Simón Bolívar fue un hombre pequeño de estatura, y grande en valor y ambiciones. Cambió el mundo, como lo hicieron Napoleón o Washington, pero ejerció una tiranía feroz en los territorios que «liberó». Local, sin imperio, pero tiranía al fin. La propia Arana le define también como mujeriego, lo cual es una forma generosa de dibujar un perfil que la mayoría de sus aduladores considerarían inaceptable, como su tendencia a no hacer prisioneros, arrasar poblaciones o ese indiscutible carácter despótico: «Para salvaros de la anarquía conservé el poder absoluto». Perfil putinesco, por traerlo a este tiempo.

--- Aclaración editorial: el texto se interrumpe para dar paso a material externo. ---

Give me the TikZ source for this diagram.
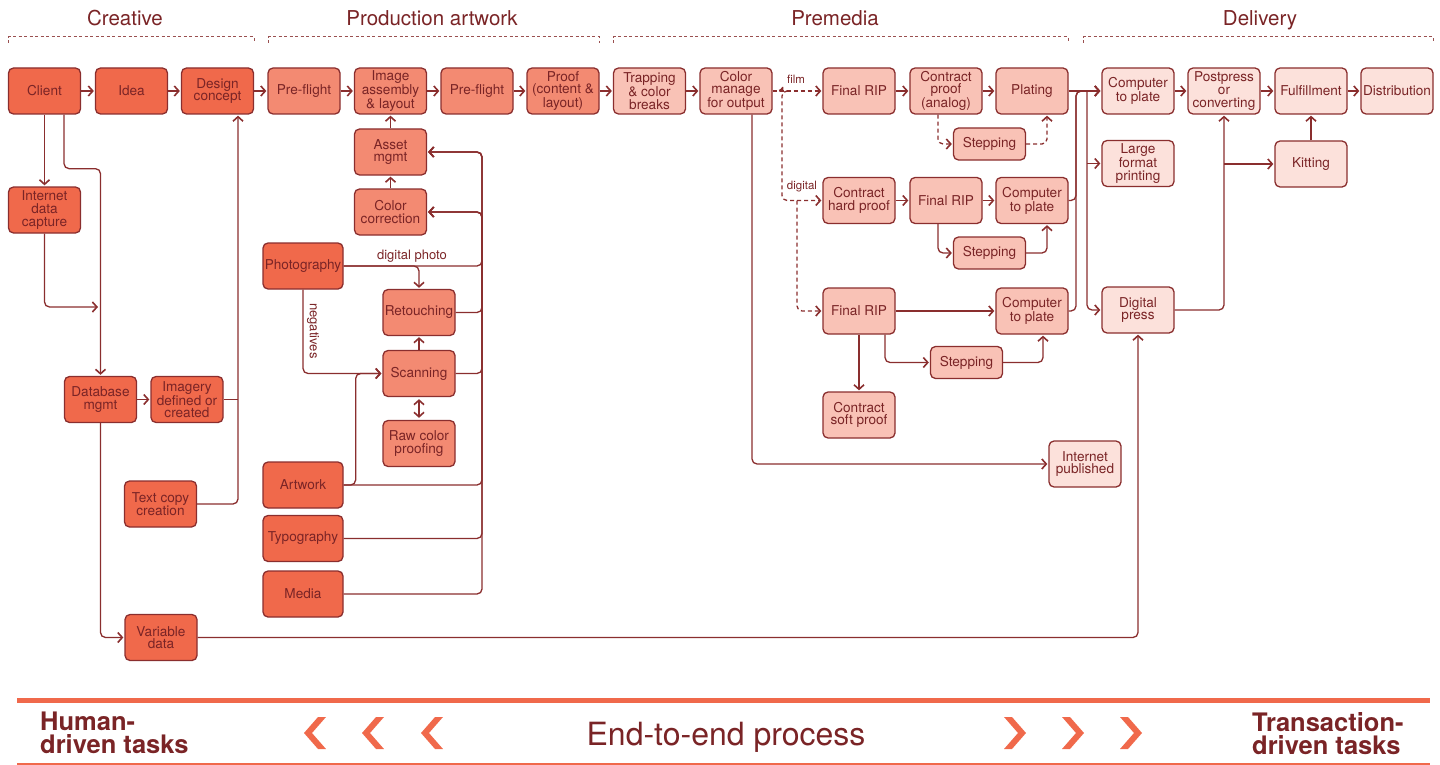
\documentclass[tikz,border=0pt]{standalone}
\usepackage{fontspec}
\setmainfont{TeX Gyre Heros}
\usetikzlibrary{arrows.meta,calc}
\definecolor{cre}{HTML}{F0694B}
\definecolor{prd}{HTML}{F38A72}
\definecolor{pre}{HTML}{F9C2B6}
\definecolor{dlv}{HTML}{FCE1DB}
\definecolor{txt}{HTML}{7A2426}
\definecolor{lnc}{HTML}{8A2E2E}
\definecolor{brkc}{HTML}{9A5050}
\definecolor{org}{HTML}{F0694B}
\begin{document}
\begin{tikzpicture}[x=1pt,y=-1pt,
  box/.style={draw=lnc, line width=1.3pt, rounded corners=5pt, minimum width=72pt, minimum height=46pt,
    inner sep=0pt, align=center, text=txt, font=\fontsize{13.6}{12.6}\selectfont},
  cbox/.style={box, fill=cre}, pbox/.style={box, fill=prd},
  mbox/.style={box, fill=pre}, dbox/.style={box, fill=dlv},
  wide/.style={minimum width=80pt}, short/.style={minimum height=32pt},
  ln/.style={draw=lnc, line width=1.3pt, rounded corners=5pt},
  arr/.style={ln, -{Straight Barb[length=4.5pt,width=10pt,line width=1.6pt]}, shorten >=1pt},
  darr/.style={arr, dash pattern=on 4pt off 3pt},
  dbl/.style={ln, {Straight Barb[length=4.5pt,width=10pt,line width=1.6pt]}-{Straight Barb[length=4.5pt,width=10pt,line width=1.6pt]}, shorten >=2pt, shorten <=2pt},
  lbl/.style={text=txt, font=\fontsize{11.5}{12}\selectfont, inner sep=0pt},
  hdr/.style={text=txt, font=\fontsize{20.5}{21}\selectfont, inner sep=0pt, anchor=base},
  brk/.style={draw=brkc, line width=1pt, dash pattern=on 3pt off 2.5pt},
  big/.style={text=txt, inner sep=0pt, align=left, font=\fontsize{25.5}{23}\selectfont\bfseries}
]
\useasboundingbox (0,0) rectangle (1440,765);

% headers
\node[hdr] (hcre) at (125,26) {Creative};
\node[hdr] (hprd) at (432,26) {Production artwork};
\node[hdr] (hpre) at (835,26) {Premedia};
\node[hdr] (hdlv) at (1260,26) {Delivery};
\draw[brk] (8,43) -- (8,37) -- (254,37) -- (254,43);
\draw[brk] (268,43) -- (268,37) -- (599,37) -- (599,43);
\draw[brk] (613,43) -- (613,37) -- (1068,37) -- (1068,43);
\draw[brk] (1083,43) -- (1083,37) -- (1433,37) -- (1433,43);

% creative
\node[cbox] (client) at (44.5,91) {Client};
\node[cbox] (idea) at (131.5,91) {Idea};
\node[cbox] (design) at (217.5,91) {Design\\concept};
\node[cbox] (idc) at (44.5,210) {Internet\\data\\capture};
\node[cbox] (db) at (100.5,399.5) {Database\\mgmt};
\node[cbox] (imagery) at (187,399.5) {Imagery\\defined or\\created};
\node[cbox] (textcopy) at (160.5,504) {Text copy\\creation};
\node[cbox] (variable) at (161,637.5) {Variable\\data};

% production artwork
\node[pbox] (pf1) at (304,91) {Pre-flight};
\node[pbox] (img) at (390.5,91) {Image\\assembly\\\& layout};
\node[pbox] (pf2) at (477,91) {Pre-flight};
\node[pbox] (proof) at (563,91) {Proof\\(content \&\\layout)};
\node[pbox] (asset) at (390.5,152) {Asset\\mgmt};
\node[pbox] (colcor) at (390.5,212) {Color\\correction};
\node[cbox,wide] (photo) at (303,266) {Photography};
\node[pbox] (retouch) at (419,312.5) {Retouching};
\node[pbox] (scan) at (419,373.5) {Scanning};
\node[pbox] (raw) at (419,443.5) {Raw color\\proofing};
\node[cbox,wide] (artwork) at (303,485) {Artwork};
\node[cbox,wide] (typo) at (303,538.5) {Typography};
\node[cbox,wide] (media) at (303,594) {Media};

% premedia
\node[mbox] (trap) at (649.5,91) {Trapping\\\& color\\breaks};
\node[mbox] (colman) at (736,91) {Color\\manage\\for output};
\node[mbox] (rip1) at (859,91) {Final RIP};
\node[mbox] (cproof) at (946,91) {Contract\\proof\\(analog)};
\node[mbox] (plating) at (1032,91) {Plating};
\node[mbox,short] (step1) at (989.5,144) {Stepping};
\node[mbox] (chp) at (859,200.5) {Contract\\hard proof};
\node[mbox] (rip2) at (946,200.5) {Final RIP};
\node[mbox] (ctp2) at (1032,200.5) {Computer\\to plate};
\node[mbox,short] (step2) at (989.5,253) {Stepping};
\node[mbox] (rip3) at (859,311) {Final RIP};
\node[mbox] (ctp3) at (1032,311) {Computer\\to plate};
\node[mbox,short] (step3) at (966.5,362.5) {Stepping};
\node[mbox] (soft) at (859,415) {Contract\\soft proof};

% delivery
\node[dbox] (ctp) at (1138,91) {Computer\\to plate};
\node[dbox] (post) at (1224,91) {Postpress\\or\\converting};
\node[dbox] (fulfil) at (1311,91) {Fulfillment};
\node[dbox] (dist) at (1397,91) {Distribution};
\node[dbox] (large) at (1138,163.5) {Large\\format\\printing};
\node[dbox] (digpress) at (1138,310) {Digital\\press};
\node[dbox] (kitting) at (1311,164) {Kitting};
\node[dbox] (netpub) at (1085,464) {Internet\\published};

% helper coordinates
\coordinate (dsx) at ([xshift=20.5pt]design.south);
\coordinate (j1) at (100.5,307);
\coordinate (busP) at (482,0);
\coordinate (dx1) at (782,0);
\coordinate (dx2) at (797,0);
\coordinate (bA) at (1076,0);
\coordinate (bB) at (1087,0);

% main row
\draw[arr] (client) -- (idea);
\draw[arr] (idea) -- (design);
\draw[arr] (design) -- (pf1);
\draw[arr] (pf1) -- (img);
\draw[arr] (img) -- (pf2);
\draw[arr] (pf2) -- (proof);
\draw[arr] (proof) -- (trap);
\draw[arr] (trap) -- (colman);

% creative connectors
\draw[arr] (client.south) -- (idc.north);
\draw[arr] ([xshift=19.5pt]client.south) -- ++(0,54) -| (db.north);
\draw[arr, shorten >=2.5pt] (idc.south) |- (j1);
\draw[arr] (db) -- (imagery);
\draw[arr] (textcopy.east) -| (dsx);
\draw[ln] (imagery.east) -- (imagery.east -| dsx);
\draw[arr] (db.south) |- (variable.west);
\draw[arr] (variable.east) -| (digpress.south);

% production connectors
\draw[arr] (asset) -- (img);
\draw[arr] (colcor) -- (asset);
\draw[arr] (media.east) -| (busP |- asset.east) -- (asset.east);
\draw[arr] (typo.east) -| (busP |- asset.east) -- (asset.east);
\draw[arr] (artwork.east) -| (busP |- asset.east) -- (asset.east);
\draw[arr] (scan.east) -| (busP |- colcor.east) -- (colcor.east);
\draw[arr] (retouch.east) -| (busP |- colcor.east) -- (colcor.east);
\draw[arr] (photo.east) -| (busP |- colcor.east) -- (colcor.east);
\draw[arr] (photo.east) -| (retouch.north);
\node[lbl, font=\fontsize{13}{13}\selectfont] (ldp) at (412,256) {digital photo};
\draw[arr] (photo.south) |- (scan.west);
\node[lbl, font=\fontsize{13}{13}\selectfont, rotate=-90] (lneg) at (313,331) {negatives};
\draw[arr] (artwork.east) -- ++(12,0) |- (scan.west);
\draw[arr] (scan) -- (retouch);
\draw[dbl] (scan) -- (raw);

% premedia connectors
\draw[darr] (colman.east) -- (rip1.west);
\node[lbl] (lfilm) at (796,79) {film};
\draw[darr] ([xshift=10pt]colman.east) -- ++(0,0) -| (dx1 |- chp.west) -- (chp.west);
\node[lbl] (ldig) at (802,187) {digital};
\draw[darr] (dx2 |- chp.west) |- (rip3.west);
\draw[arr] ([xshift=16pt]colman.south) |- (netpub.west);
\draw[arr] (rip1) -- (cproof);
\draw[arr] (cproof) -- (plating);
\draw[darr] ([xshift=-8pt]cproof.south) |- (step1.west);
\draw[darr] (step1.east) -| ([xshift=15pt]plating.south);
\draw[arr] (chp) -- (rip2);
\draw[arr] (rip2) -- (ctp2);
\draw[arr] ([xshift=-8pt]rip2.south) |- (step2.west);
\draw[arr] (step2.east) -| ([xshift=15pt]ctp2.south);
\draw[arr] (rip3) -- (ctp3);
\draw[arr] (rip3) -- (soft);
\draw[arr] ([xshift=26pt]rip3.south) |- (step3.west);
\draw[arr] (step3.east) -| ([xshift=11pt]ctp3.south);

% to delivery
\draw[arr] (plating.east) -- (ctp.west);
\draw[arr] (ctp2.east) -| (bA |- ctp.west) -- (ctp.west);
\draw[arr] (ctp3.east) -| (bA |- ctp.west) -- (ctp.west);
\draw[arr] (bB |- ctp.west) |- (digpress.west);
\draw[arr] (bB |- large.west) -- (large.west);

% delivery connectors
\draw[arr] (ctp) -- (post);
\draw[arr] (post) -- (fulfil);
\draw[arr] (fulfil) -- (dist);
\draw[arr] (digpress.east) -| (post.south);
\draw[arr] (post.south |- kitting.west) -- (kitting.west);
\draw[arr] (kitting) -- (fulfil);

% bottom band
\fill[org] (17,697.5) rectangle (1430,702.5);
\draw[org, line width=1.2pt] (17,764) -- (1430,764);
\foreach \cx in {315,373,432} {
  \fill[org] (\cx+3,717) -- (\cx+11,717) -- (\cx-3,733) -- (\cx+11,749) -- (\cx+3,749) -- (\cx-11,733) -- cycle;
}
\foreach \cx in {1015,1073,1131} {
  \fill[org] (\cx-3,717) -- (\cx-11,717) -- (\cx+3,733) -- (\cx-11,749) -- (\cx-3,749) -- (\cx+11,733) -- cycle;
}
\node[big, anchor=north west] (human) at (40,712) {Human-\\driven tasks};
\node[big, anchor=north west] (trans) at (1252,712) {Transaction-\\driven tasks};
\node[text=txt, inner sep=0pt, anchor=base, font=\fontsize{32}{32}\selectfont] (e2e) at (726,745) {End-to-end process};
\end{tikzpicture}
\end{document}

Piensa Palmira que no serán sus partidarios capaces de argumentar en defensa del general, que aquella era otra época y América otro lugar, y había una revolución pendiente contra una tiranía. Porque hace tiempo que los del antiespañolismo histórico prescindieron del tiempo, estimando que un conquistador español de XVI debería comportarse como un estudiante del XXI, y bajo tal prisma ser juzgado.

En Colombia se produce la polémica. Desde Colombia, uno de los grandes escritores en lengua castellana, escribió un relato crítico, nada hagiográfico y probablemente más ajustado a la realidad que la mayoría de las biografías existentes. Se le ocurre que podría recomendar a los partidarios del caraqueño la lectura abierta y si quieren también crítica, pero atenta, de «El General en su Laberinto», de Gabriel García Márquez. El retrato es descomunal. Hoy quizá más necesario que nunca.